Great things, words of wisdom. Not that I have that many of my own. I still feel too much like a newbie in this business and am bogged down in the middle of my seventh book. I know where I want to go with it but right now I think I’d have more fun prying my fingernails away from their fleshy beds than getting on with it. That said, once I sit down and immerse myself in the story and turn off my supersonic (I’m sure I could hear it from the moon) critical voice then the magic takes over. And that’s why I write. Apart from having a head full of character’s who love to talk and who make me want to daydream for hours on end, I love that process of losing myself in the story. Of feeling as if I’ve lost time when I raise my head hours after I started. The buzz is incredible and the adrenaline rush makes me feel like I could scale Mt Everest singlehandedly.
But when my supersonic voice gets a little loud I think of all the words of wisdom other authors and artists have given me and I always feel better.
So here’s a few I have stuck on my magnetic board.
1. Have no fear of perfection, you’ll never reach it. (Salvador Dali, I think)
2. At some point in the process of writing your novel you will hate it and want to throw it away. (Alexandra Sokoloff)
3. The first draft is meant to be crap and up to 70% will get tossed in the bin (Can’t remember who said it but this is definitely me!)
4. Not knowing doesn’t hurt anyone except those who get hurt because nobody knows (Erich Fried)
5. Come up with 5 things your hero/ione would hate to have happen to them and make it happen (Nalini Singh)
6. To succeed in life is to be able to transform. (Hmmm, not sure…)
7. Athletes play hurt. Warriors fight scared. (Steven Pressfield in his book Turning Pro)
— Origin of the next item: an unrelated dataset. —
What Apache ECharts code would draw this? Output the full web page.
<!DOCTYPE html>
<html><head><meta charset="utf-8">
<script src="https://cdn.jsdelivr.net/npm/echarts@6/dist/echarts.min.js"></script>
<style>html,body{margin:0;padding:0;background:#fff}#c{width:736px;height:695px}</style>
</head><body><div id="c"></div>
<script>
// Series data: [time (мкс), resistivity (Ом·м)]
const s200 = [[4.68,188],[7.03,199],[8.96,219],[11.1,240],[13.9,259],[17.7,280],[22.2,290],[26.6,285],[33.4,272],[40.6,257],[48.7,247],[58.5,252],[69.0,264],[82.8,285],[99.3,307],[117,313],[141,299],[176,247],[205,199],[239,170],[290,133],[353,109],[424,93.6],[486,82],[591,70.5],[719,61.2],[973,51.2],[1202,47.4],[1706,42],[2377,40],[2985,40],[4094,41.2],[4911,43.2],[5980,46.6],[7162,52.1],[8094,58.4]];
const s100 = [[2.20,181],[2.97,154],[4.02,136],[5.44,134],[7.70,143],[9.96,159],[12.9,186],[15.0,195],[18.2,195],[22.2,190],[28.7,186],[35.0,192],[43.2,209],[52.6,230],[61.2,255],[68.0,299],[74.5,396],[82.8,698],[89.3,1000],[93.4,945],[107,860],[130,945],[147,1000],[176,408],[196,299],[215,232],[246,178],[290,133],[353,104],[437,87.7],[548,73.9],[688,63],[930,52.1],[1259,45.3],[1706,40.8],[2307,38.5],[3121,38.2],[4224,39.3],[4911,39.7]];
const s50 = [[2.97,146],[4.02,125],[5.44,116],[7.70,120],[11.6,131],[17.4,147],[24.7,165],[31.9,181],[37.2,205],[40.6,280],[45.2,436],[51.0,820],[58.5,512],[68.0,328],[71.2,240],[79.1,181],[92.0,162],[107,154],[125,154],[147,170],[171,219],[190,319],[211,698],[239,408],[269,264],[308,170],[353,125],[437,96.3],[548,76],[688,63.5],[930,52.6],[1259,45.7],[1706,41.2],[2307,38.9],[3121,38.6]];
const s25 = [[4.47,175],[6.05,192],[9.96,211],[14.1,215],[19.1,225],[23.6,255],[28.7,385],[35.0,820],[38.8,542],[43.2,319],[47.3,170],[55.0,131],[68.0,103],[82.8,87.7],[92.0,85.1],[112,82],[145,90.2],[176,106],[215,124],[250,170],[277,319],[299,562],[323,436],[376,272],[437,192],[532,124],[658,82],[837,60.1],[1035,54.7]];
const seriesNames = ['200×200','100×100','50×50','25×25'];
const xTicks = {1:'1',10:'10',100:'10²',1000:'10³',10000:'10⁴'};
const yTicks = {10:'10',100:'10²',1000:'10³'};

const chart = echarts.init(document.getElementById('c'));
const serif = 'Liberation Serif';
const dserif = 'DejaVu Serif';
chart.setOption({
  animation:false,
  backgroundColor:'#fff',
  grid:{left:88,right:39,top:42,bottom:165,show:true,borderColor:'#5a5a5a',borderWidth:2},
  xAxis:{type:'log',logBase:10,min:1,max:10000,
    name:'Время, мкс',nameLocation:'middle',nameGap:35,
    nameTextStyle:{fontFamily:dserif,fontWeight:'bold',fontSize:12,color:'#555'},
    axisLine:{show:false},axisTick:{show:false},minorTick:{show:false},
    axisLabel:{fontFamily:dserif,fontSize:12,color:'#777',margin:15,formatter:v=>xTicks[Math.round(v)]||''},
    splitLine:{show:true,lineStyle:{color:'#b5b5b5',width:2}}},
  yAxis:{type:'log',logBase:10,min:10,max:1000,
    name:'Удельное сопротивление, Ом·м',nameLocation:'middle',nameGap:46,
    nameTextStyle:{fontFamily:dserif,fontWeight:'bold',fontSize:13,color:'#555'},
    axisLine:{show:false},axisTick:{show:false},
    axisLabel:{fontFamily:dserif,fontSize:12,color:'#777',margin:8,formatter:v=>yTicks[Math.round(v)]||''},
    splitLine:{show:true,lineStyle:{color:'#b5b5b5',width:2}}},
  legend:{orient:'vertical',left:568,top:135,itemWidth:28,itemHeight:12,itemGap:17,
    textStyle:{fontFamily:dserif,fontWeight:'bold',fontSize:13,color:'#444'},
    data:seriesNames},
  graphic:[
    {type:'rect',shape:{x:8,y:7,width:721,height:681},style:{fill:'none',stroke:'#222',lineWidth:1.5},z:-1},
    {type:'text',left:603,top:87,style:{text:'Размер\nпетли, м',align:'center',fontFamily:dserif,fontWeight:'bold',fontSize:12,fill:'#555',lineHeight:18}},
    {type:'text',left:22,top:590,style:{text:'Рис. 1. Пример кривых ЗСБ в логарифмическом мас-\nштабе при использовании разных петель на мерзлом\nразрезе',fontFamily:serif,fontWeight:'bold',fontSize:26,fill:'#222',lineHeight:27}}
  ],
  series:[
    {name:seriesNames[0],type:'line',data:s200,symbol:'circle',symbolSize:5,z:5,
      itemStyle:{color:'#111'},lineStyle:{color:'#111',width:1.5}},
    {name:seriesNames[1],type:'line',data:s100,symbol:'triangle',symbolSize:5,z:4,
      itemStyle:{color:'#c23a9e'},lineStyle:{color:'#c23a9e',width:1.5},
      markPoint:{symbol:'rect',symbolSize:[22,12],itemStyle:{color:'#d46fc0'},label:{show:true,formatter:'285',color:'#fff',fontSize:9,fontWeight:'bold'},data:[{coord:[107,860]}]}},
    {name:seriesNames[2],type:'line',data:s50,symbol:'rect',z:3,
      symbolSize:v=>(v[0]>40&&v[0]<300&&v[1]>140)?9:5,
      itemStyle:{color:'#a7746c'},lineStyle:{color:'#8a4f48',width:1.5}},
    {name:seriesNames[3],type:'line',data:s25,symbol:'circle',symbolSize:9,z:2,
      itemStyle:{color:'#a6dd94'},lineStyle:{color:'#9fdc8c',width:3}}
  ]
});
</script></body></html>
I also really like what Woody Allen said on a documentary TV show about his work – and I’m paraphrasing like mad here – but essentially he said that he makes a film and sometimes at the end when he watches it he finds that it’s not the film he had intended to make when he set out at the beginning. Knowing that such a prolific artist feels that way about his work was very freeing for me because I often feel the same way about my first drafts.
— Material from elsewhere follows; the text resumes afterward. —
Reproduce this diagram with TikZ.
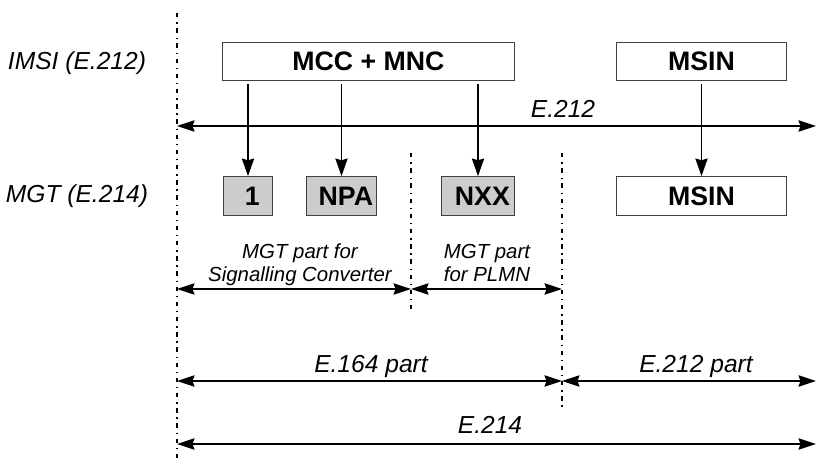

Initially I used to feel like I had failed when this happened but over the years I have learned to be kinder to myself and to go with what is in my heart to write and let the work be what it will be. I think my characters are much happier with this personal insight – as are my family!
And when I really feel bunched I read over my collection of words of wisdom and feel comforted that if I push forward the story will come.
Below I have included an extract from my next Harlequin Presents novel, Socialite’s Gamble, due out in June this year. I hope you like it. Leave a comment for a chance to win a copy of this book!
AIDAN SAW A flash of pink hair and one long slim leg before the limousine pulled away from the kerb, its taillights blinking in the gloomy night.
Amazing. The woman he had thought a cheap tourist at best could afford a limousine. Or perhaps she’d had a rich lover waiting outside.
With legs like hers it was probably the more likely scenario. Long and golden brown. He had no doubt they’d be smooth to the touch and his hand would have no trouble sliding all the way up to those tiny shorts. He imagined her breathless little gasp as he slid one finger inside the leg of those shorts and teased—what the…?
He pulled himself up short as he realised he was turning himself on.
Rubbing at the space between his eyes he shook his head. He must be going mad to fantasise about a woman like that.
A woman who wore clothes that revealed more than they hid. Well, okay, her purple blouse had been loose and only hinted at the small, high breasts beneath, but it had been designed to make a man think about exactly what they would look like underneath. And those shoes? If they hadn’t been created with sex in mind, he didn’t know what was.
Oh, she had been advertising, all right, and although his body had perked up with interest at her wares he’d had no intention of taking the bait. He was in Vegas for one night and one purpose and it had nothing to do with bedding a woman.
He buttoned his jacket against the cold and glanced around for his limousine. His HR manager had assured him that it would be waiting at the kerb as soon as he exited the main terminal and he was a man who knew how to do his job.
Noticing a white sign on the damp pavement he walked closer and saw that it had his name printed on it.
His gaze narrowed. Why would a piece of cardboard with—? Son of a… She’d stolen his limousine!